§ **Source records**
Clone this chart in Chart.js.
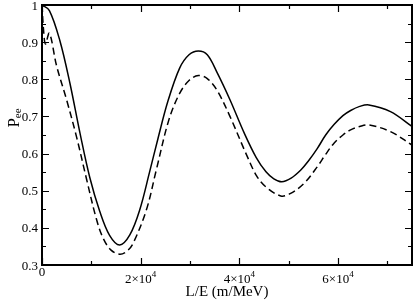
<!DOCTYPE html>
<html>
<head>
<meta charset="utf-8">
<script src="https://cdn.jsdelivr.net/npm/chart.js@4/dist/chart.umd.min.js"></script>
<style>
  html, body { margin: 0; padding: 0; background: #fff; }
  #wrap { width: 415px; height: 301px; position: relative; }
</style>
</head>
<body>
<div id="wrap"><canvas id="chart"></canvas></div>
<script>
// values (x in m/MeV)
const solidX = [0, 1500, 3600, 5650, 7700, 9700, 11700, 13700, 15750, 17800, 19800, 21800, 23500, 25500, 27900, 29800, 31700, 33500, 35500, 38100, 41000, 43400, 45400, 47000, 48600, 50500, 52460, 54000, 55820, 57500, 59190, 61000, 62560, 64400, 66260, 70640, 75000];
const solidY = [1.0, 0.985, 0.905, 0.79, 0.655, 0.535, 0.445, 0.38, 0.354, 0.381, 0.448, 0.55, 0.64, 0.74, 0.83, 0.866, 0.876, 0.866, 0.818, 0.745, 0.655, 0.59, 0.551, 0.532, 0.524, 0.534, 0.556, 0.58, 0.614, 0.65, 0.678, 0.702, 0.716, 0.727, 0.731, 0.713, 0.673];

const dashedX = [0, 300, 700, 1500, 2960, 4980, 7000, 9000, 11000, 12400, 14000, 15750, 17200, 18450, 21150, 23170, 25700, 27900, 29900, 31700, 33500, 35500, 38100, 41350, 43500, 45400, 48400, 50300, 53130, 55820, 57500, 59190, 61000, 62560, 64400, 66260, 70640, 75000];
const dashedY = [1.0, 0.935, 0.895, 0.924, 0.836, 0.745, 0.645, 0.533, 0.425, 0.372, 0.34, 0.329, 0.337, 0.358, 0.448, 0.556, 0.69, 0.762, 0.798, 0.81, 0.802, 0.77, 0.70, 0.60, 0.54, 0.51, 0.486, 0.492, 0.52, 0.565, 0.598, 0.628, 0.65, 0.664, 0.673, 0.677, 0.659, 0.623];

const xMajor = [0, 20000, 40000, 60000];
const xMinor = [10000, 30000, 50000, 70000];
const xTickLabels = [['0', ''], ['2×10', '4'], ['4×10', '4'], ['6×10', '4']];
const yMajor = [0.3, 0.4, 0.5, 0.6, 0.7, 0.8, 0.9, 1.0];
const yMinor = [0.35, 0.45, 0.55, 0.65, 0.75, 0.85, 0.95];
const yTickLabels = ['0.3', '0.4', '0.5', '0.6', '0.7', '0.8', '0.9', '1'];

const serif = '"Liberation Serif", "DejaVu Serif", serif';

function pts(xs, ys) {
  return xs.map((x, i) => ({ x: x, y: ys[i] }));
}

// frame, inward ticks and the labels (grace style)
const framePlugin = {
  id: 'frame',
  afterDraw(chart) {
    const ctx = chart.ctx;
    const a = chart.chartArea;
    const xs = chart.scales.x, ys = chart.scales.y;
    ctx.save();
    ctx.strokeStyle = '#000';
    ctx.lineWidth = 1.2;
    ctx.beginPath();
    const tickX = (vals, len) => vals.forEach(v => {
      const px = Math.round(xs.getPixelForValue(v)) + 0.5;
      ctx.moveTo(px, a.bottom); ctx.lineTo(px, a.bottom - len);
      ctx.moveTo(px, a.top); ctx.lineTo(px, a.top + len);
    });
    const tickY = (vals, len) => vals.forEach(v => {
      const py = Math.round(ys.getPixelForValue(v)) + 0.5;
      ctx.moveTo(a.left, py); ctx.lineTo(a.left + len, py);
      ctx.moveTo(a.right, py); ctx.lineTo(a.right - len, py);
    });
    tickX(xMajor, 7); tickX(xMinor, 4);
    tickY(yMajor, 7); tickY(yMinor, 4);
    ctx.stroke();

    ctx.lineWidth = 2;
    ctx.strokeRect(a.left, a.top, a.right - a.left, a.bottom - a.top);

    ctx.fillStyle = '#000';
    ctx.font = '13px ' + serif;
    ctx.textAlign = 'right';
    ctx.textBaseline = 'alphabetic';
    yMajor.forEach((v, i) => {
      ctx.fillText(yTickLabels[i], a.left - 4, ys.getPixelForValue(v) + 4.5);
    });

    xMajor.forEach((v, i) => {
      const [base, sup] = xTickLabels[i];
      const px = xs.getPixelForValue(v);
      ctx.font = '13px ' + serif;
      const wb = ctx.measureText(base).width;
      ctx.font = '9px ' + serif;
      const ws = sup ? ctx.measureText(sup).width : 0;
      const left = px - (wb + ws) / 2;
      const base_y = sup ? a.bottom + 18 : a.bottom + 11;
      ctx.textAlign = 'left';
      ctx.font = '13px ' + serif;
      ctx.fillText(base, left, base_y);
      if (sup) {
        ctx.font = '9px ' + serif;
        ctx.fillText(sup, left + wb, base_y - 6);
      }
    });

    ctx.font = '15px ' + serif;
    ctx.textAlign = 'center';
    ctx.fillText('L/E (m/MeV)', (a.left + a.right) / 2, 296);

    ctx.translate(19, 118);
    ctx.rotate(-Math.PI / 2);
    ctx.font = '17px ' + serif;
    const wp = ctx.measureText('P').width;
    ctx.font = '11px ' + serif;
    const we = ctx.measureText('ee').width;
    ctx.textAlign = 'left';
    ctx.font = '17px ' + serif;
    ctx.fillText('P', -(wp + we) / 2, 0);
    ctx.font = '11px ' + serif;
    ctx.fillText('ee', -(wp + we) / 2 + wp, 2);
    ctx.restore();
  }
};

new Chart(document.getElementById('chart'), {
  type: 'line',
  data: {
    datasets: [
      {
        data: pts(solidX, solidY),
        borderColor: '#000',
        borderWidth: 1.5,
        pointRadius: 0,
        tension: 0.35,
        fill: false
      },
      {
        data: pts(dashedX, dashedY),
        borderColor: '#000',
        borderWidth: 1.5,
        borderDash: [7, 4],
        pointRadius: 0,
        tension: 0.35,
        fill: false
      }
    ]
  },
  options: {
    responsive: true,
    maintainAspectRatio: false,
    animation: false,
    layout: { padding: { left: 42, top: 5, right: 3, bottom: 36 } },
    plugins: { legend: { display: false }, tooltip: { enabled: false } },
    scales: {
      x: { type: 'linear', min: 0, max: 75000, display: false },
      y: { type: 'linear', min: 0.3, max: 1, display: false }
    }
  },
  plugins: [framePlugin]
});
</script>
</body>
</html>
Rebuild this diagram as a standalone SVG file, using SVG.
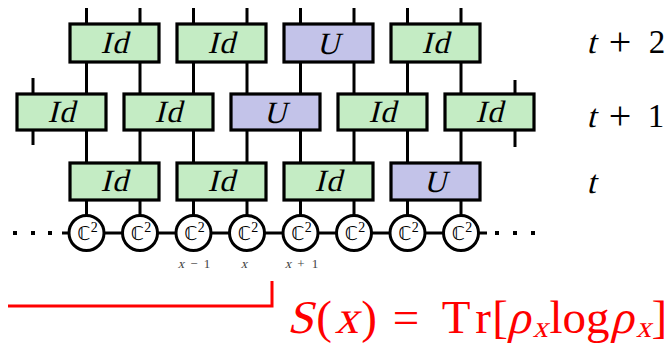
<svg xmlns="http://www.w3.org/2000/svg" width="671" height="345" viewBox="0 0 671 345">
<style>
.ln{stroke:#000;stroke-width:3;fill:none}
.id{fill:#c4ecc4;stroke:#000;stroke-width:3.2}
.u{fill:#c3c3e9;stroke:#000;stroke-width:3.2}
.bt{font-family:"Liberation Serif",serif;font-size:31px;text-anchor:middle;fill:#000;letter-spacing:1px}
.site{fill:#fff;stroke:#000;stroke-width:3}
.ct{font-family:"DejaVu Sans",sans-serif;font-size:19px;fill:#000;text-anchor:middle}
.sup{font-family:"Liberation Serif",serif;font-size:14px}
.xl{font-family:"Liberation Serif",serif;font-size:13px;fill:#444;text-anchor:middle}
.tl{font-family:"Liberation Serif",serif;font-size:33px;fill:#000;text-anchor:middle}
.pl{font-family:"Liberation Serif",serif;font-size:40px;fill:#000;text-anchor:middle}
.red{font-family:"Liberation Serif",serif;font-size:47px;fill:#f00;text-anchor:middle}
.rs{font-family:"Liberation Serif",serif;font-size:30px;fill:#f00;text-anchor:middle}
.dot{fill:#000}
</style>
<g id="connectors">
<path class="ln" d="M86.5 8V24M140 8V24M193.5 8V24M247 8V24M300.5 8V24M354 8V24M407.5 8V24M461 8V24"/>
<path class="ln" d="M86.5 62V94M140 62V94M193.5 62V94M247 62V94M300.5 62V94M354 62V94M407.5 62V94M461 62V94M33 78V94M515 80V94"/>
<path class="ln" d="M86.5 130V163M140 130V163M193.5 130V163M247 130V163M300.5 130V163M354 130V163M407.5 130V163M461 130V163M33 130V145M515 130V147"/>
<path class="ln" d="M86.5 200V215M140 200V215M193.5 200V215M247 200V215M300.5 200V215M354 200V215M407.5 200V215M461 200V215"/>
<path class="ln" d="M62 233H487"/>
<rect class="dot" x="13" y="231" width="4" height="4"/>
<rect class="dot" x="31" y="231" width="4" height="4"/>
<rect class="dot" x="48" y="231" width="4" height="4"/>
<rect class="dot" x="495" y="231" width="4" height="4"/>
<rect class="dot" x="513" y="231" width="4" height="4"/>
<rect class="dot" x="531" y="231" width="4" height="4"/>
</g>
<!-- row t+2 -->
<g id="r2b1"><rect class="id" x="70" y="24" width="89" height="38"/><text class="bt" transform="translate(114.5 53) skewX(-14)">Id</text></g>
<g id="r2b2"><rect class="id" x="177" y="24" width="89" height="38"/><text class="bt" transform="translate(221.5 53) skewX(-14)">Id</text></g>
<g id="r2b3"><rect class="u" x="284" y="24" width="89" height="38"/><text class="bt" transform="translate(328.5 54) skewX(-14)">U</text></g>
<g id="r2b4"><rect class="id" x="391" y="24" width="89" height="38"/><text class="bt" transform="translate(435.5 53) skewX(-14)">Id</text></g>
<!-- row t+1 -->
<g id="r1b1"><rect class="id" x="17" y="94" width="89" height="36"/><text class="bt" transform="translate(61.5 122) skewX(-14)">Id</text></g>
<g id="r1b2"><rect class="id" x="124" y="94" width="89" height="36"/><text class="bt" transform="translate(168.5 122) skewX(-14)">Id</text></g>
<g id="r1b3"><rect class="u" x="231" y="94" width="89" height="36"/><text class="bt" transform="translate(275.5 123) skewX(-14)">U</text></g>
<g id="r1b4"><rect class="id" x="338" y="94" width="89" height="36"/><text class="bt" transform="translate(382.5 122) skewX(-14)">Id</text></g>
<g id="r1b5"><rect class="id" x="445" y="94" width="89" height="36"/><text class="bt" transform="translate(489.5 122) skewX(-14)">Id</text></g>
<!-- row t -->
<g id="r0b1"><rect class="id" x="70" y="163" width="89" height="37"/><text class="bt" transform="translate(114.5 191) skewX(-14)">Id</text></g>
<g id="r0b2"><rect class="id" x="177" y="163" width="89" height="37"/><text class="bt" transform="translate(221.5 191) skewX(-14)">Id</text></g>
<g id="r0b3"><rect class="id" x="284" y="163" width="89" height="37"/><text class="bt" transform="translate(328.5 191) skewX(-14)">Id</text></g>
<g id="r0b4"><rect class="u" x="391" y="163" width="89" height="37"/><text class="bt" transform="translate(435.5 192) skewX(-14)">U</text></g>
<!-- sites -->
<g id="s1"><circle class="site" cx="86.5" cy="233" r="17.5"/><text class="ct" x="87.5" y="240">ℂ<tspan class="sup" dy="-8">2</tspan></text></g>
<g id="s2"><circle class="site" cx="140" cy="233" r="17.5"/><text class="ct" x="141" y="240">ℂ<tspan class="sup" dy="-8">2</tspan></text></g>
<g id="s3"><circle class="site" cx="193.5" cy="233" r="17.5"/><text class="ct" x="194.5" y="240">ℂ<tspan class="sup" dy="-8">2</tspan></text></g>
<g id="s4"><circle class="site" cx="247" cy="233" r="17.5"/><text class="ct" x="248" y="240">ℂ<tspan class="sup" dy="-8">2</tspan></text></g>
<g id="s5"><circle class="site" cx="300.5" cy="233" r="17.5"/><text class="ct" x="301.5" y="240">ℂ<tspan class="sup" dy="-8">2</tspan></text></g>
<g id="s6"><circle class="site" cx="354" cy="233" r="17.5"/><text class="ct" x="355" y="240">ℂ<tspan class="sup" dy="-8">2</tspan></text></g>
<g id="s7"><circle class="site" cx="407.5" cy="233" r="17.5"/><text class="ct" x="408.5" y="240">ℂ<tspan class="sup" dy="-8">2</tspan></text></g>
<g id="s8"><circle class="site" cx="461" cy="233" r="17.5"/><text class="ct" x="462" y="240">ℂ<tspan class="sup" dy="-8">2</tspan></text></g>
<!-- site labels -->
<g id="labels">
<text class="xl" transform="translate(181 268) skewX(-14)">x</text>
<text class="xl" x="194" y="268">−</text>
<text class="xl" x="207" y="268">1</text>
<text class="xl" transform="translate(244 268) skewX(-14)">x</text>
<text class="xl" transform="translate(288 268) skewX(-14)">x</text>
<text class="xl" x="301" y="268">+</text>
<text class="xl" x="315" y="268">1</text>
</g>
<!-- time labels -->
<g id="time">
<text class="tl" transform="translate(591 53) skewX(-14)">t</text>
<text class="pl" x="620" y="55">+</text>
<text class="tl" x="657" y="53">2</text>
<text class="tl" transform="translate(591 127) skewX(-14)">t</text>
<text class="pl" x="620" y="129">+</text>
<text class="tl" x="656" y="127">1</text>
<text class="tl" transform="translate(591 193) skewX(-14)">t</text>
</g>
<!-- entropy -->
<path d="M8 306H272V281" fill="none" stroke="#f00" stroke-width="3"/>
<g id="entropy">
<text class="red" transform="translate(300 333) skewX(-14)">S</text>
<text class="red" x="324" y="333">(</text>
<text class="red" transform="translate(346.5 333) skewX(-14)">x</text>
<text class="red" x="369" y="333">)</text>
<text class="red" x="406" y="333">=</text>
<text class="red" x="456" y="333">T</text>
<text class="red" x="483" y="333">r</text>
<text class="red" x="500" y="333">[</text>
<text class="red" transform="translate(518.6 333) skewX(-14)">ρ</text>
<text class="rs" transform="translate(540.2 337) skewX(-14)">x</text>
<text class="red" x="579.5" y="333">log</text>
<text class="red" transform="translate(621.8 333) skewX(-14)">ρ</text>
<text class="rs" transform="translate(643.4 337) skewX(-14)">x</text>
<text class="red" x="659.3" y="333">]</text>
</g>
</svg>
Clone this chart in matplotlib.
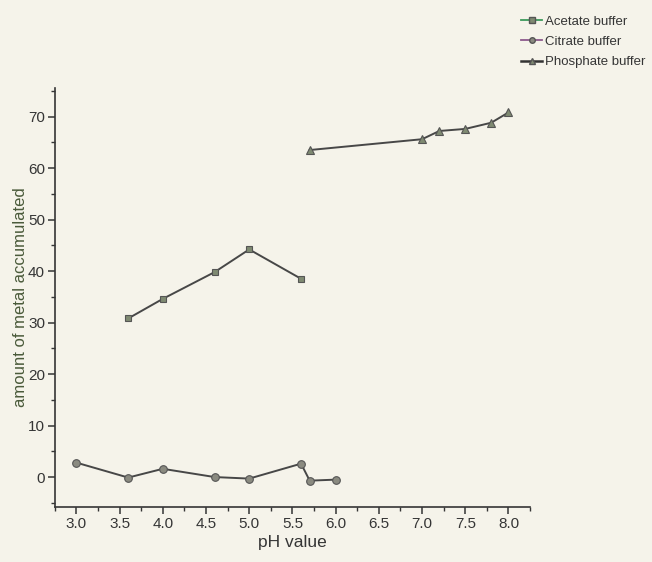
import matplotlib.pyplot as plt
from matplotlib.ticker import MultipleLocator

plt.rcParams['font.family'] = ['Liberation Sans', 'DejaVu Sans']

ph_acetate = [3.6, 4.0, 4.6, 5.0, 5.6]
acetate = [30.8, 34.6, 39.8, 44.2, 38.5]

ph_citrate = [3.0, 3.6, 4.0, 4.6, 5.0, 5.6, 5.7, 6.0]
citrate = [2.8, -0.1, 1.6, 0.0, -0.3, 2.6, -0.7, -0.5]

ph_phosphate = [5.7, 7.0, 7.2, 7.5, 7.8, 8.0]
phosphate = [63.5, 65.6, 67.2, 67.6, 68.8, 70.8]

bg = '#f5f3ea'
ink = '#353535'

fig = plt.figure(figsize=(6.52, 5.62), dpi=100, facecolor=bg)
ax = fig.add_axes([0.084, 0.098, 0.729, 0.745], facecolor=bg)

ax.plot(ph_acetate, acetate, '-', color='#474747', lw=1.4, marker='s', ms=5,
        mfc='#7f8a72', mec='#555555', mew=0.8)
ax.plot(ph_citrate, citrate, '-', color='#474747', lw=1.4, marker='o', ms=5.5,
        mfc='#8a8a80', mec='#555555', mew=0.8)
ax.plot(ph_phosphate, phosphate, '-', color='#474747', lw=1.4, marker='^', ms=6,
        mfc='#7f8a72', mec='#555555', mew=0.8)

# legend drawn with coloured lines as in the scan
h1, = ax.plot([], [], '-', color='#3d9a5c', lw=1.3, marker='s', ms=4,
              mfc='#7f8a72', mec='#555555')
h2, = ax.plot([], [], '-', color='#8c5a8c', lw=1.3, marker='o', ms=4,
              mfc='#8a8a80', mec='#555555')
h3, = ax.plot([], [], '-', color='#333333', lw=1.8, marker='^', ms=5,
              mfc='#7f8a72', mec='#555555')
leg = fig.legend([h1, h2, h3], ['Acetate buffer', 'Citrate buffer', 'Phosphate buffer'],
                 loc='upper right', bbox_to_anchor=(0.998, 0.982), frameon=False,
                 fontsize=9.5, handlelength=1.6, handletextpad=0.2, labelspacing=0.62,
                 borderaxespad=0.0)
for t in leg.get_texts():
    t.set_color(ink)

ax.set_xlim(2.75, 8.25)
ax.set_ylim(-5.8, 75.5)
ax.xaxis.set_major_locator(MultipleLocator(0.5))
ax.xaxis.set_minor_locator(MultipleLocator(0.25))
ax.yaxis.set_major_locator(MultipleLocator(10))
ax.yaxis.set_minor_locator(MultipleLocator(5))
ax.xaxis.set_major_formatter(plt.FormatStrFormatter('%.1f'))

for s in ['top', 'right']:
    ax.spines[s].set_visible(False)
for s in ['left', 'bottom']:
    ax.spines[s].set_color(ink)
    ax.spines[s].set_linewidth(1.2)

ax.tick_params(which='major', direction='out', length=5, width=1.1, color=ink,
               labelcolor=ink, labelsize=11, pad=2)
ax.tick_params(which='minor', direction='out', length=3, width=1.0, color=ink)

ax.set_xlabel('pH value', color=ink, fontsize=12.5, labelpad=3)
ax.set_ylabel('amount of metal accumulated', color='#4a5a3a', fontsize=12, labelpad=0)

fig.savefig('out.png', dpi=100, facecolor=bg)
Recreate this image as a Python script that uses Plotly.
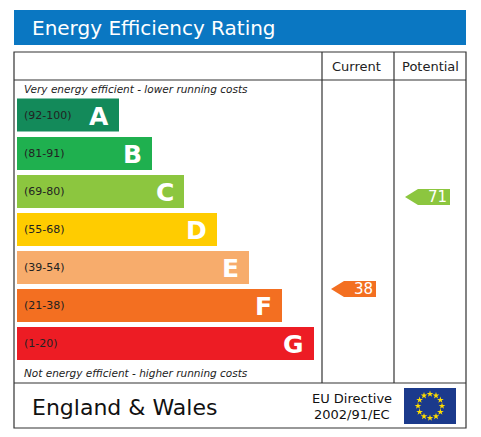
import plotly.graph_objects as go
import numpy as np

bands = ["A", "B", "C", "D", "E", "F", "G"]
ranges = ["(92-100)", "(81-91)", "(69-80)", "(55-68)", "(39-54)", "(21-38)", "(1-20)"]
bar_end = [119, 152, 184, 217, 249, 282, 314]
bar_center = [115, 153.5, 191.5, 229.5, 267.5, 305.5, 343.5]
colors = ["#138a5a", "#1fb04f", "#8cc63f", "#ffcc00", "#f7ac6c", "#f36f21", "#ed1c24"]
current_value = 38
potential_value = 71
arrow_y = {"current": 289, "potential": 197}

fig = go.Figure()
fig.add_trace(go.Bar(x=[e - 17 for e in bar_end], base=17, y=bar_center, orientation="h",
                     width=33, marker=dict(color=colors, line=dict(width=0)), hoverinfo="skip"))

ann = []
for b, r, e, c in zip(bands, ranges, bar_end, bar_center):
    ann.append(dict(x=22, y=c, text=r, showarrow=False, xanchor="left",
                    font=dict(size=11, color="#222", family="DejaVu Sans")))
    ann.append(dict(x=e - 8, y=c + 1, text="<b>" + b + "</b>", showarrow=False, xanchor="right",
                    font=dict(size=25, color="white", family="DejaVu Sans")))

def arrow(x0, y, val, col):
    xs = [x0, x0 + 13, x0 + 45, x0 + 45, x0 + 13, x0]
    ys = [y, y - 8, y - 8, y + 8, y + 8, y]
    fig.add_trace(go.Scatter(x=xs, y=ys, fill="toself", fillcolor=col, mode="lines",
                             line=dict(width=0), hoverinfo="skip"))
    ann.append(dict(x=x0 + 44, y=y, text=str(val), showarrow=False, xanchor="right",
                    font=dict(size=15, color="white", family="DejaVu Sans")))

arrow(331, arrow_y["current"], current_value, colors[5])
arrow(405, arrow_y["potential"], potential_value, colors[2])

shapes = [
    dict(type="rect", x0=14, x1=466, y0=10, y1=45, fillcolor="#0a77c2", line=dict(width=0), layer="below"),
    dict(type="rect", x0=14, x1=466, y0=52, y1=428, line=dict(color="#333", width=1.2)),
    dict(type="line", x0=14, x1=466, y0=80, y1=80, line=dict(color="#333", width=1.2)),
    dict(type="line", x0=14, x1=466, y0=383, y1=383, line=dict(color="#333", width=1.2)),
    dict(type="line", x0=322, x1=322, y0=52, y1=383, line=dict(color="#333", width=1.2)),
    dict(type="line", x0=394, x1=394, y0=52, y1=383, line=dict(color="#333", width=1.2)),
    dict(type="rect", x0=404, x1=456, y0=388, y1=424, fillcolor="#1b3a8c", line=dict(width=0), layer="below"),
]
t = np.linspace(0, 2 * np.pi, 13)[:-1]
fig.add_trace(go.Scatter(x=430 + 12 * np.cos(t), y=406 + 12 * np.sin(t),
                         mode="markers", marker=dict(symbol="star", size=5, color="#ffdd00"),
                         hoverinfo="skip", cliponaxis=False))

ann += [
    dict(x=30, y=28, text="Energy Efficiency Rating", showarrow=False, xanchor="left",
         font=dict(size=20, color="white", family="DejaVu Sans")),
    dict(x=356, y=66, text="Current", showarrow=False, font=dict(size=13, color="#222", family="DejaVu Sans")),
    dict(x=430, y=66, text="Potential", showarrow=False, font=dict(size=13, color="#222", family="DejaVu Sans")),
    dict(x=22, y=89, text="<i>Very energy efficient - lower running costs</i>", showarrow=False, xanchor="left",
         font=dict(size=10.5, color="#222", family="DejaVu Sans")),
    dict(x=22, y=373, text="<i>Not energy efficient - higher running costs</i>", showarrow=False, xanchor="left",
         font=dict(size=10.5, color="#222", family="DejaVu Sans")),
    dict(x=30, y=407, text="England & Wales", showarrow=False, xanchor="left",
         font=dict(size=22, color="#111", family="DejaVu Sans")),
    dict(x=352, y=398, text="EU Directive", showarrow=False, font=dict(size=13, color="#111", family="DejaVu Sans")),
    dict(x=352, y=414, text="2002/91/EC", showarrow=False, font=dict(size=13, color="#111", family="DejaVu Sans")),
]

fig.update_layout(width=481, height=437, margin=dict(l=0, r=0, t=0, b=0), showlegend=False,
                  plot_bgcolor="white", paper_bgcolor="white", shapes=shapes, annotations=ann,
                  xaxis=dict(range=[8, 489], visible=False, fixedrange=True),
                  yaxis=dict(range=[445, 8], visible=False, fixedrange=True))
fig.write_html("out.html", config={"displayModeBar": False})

§ **What you will do**
Check every line of the data, and copy the ones that contain "script".

§ **The completed task**
<script src="https://cdn.jsdelivr.net/npm/chart.js@4/dist/chart.umd.min.js"></script>
<script>
</script>
Recreate this image as a Python script that uses Plotly.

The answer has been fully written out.